The tabula-area.csv file in the distribution is user-configurable, For example, change the second line to read the address entity instead of the HIN.

Tax account configuration is required in a user-configurable tax-acc.csv file containing the following fields:

  1. Label - first part uses tax codes, second part uses strings in pdf labels
  2. Description - details are optional
  3. Type - CR or DB account
  4. Account - users cashbook chart of account code

Sample Output

Look at the sample in the Tax folder.

etf2cb tax\VAS-annual-tax-statement-2018 vanguard
Entity,Date,Description,Account,Deposit
X0123456789,30/06/2018,VAS,Income:Distribution:13U,-3606.42
X0123456789,30/06/2018,VAS,Income:Distribution:13C,-22870.71
X0123456789,30/06/2018,VAS,Income:Distribution:13Q,7069.35
X0123456789,30/06/2018,VAS,Income:Distribution:18H:18A,-1568.43
X0123456789,30/06/2018,VAS,Income:Distribution:18H:GCTGrossUp,-1567.05
X0123456789,30/06/2018,VAS,Income:Distribution:20E/20M,-463.54
X0123456789,30/06/2018,VAS,Income:Distribution:20O,15.64
X0123456789,30/06/2018,VAS,Asset:Shares:CostBase,-62.21
X0123456789,30/06/2018,VAS,Income:Distribution,23053.38
X0123456789,30/06/2018,VAS,Income:Distribution:Rounding,-0.01

There are many ways to accumulate the splits for all ETFs by entity and year.

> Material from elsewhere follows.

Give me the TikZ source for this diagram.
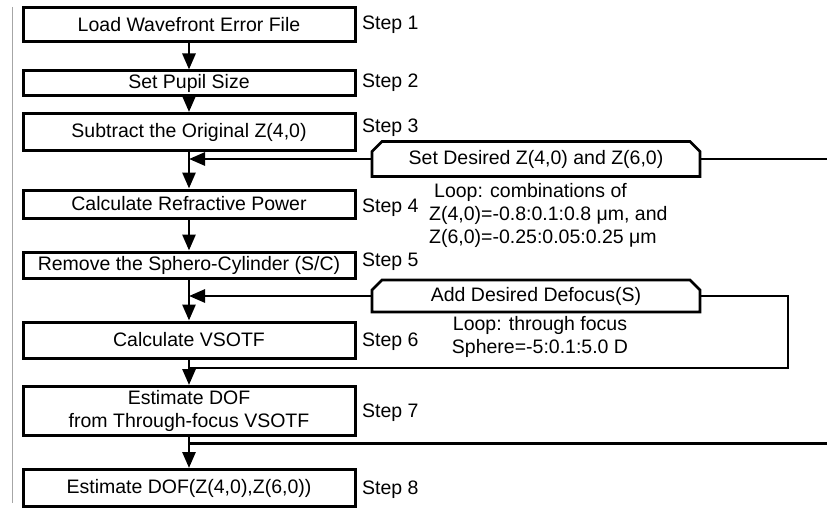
\documentclass[tikz,border=0pt]{standalone}
\usepackage{fontspec}
\setmainfont{Liberation Sans}
\usepackage{tikz}
\usetikzlibrary{arrows.meta,shapes.misc}
\newcommand{\flowfont}{\fontsize{19.5}{23}\selectfont}

\begin{document}
\begin{tikzpicture}[x=1pt,y=-1pt,
  stepbox/.style={draw=black,line width=3pt,minimum width=332pt,inner sep=2pt,font=\flowfont,align=center},
  looplim/.style={chamfered rectangle,chamfered rectangle corners={north west,north east},chamfered rectangle xsep=5pt,chamfered rectangle ysep=5pt,draw=black,line width=2.8pt,minimum width=328pt,minimum height=35pt,inner sep=1pt,font=\flowfont},
  lbl/.style={anchor=west,inner sep=1pt,font=\flowfont},
  note/.style={inner sep=1pt,font=\flowfont},
  flow/.style={-{Triangle[length=16pt,width=13pt]},line width=2.8pt},
  link/.style={line width=2.8pt}
]
\useasboundingbox (0,0) rectangle (827,511);
\draw[gray!70,line width=1pt] (12,7) -- (12,503);
% main chain
\node[stepbox,minimum height=34pt] (b1) at (189,25) {Load Wavefront Error File};
\node[stepbox,minimum height=24pt] (b2) at (189,83) {Set Pupil Size};
\node[stepbox,minimum height=37pt] (b3) at (189,132) {Subtract the Original Z(4,0)};
\node[stepbox,minimum height=28pt] (b4) at (189,204) {Calculate Refractive Power};
\node[stepbox,minimum height=26pt] (b5) at (189,265) {Remove the Sphero-Cylinder (S/C)};
\node[stepbox,minimum height=36pt] (b6) at (189,340) {Calculate VSOTF};
\node[stepbox,minimum height=49pt] (b7) at (189,411) {Estimate DOF\\from Through-focus VSOTF};
\node[stepbox,minimum height=37pt] (b8) at (189,488) {Estimate DOF(Z(4,0),Z(6,0))};
\foreach \n/\y in {1/25,2/83,3/128,4/208,5/262,6/342,7/413,8/490}
  \node[lbl] (s\n) at (361,\y) {Step \n};
% loops
\node[looplim] (zset) at (536,159) {Set Desired Z(4,0) and Z(6,0)};
\node[looplim,minimum height=32pt] (dfoc) at (536,296) {Add Desired Defocus(S)};
\node[note,align=left,anchor=west] (zrng) at (428,215) {\hspace{5pt}Loop: combinations of\\Z(4,0)=-0.8:0.1:0.8 μm, and\\Z(6,0)=-0.25:0.05:0.25 μm};
\node[note,align=center] (srng) at (540,337) {Loop: through focus\\Sphere=-5:0.1:5.0 D};
\coordinate (outA) at (827,159);
\coordinate (outB) at (827,443);
\coordinate (turn) at (788,368);
\foreach \a/\b in {b1/b2,b2/b3,b3/b4,b4/b5,b5/b6,b6/b7,b7/b8}
  \draw[flow] (\a) -- (\b);
\draw[flow] (zset.west) -- (zset.west -| b3.south);
\draw[flow] (dfoc.west) -- (dfoc.west -| b5.south);
\draw[link] (zset.east) -- (outA);
\draw[link,line width=2.3pt] (dfoc.east) -| (turn) -- (turn -| b6.south);
\draw[link,line width=3pt] (outB) -- (outB -| b7.south);
\end{tikzpicture}
\end{document}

A simple way is to concatenate all csv files then open it in a spreadsheet and do a pivot table. For example, Pivot Table Layout: Filters - [ETF] Description, Row Fields - Account, Data Fields - Sum Deposit.

In GnuCash use:

  1. File, Import, Import Transactions from csv,
  2. Next, Select ETF-Annual-Statement_split.csv, Next,
  3. Leading lines to skip: 1, Date format: d-m-y, Select Multi-split
  4. Select Date, Description, Account, Deposit, Next
  5. Map Account ID to Account Name, Next, Next, Close

License

This project is licensed under the terms of the GNU GPLv3 license.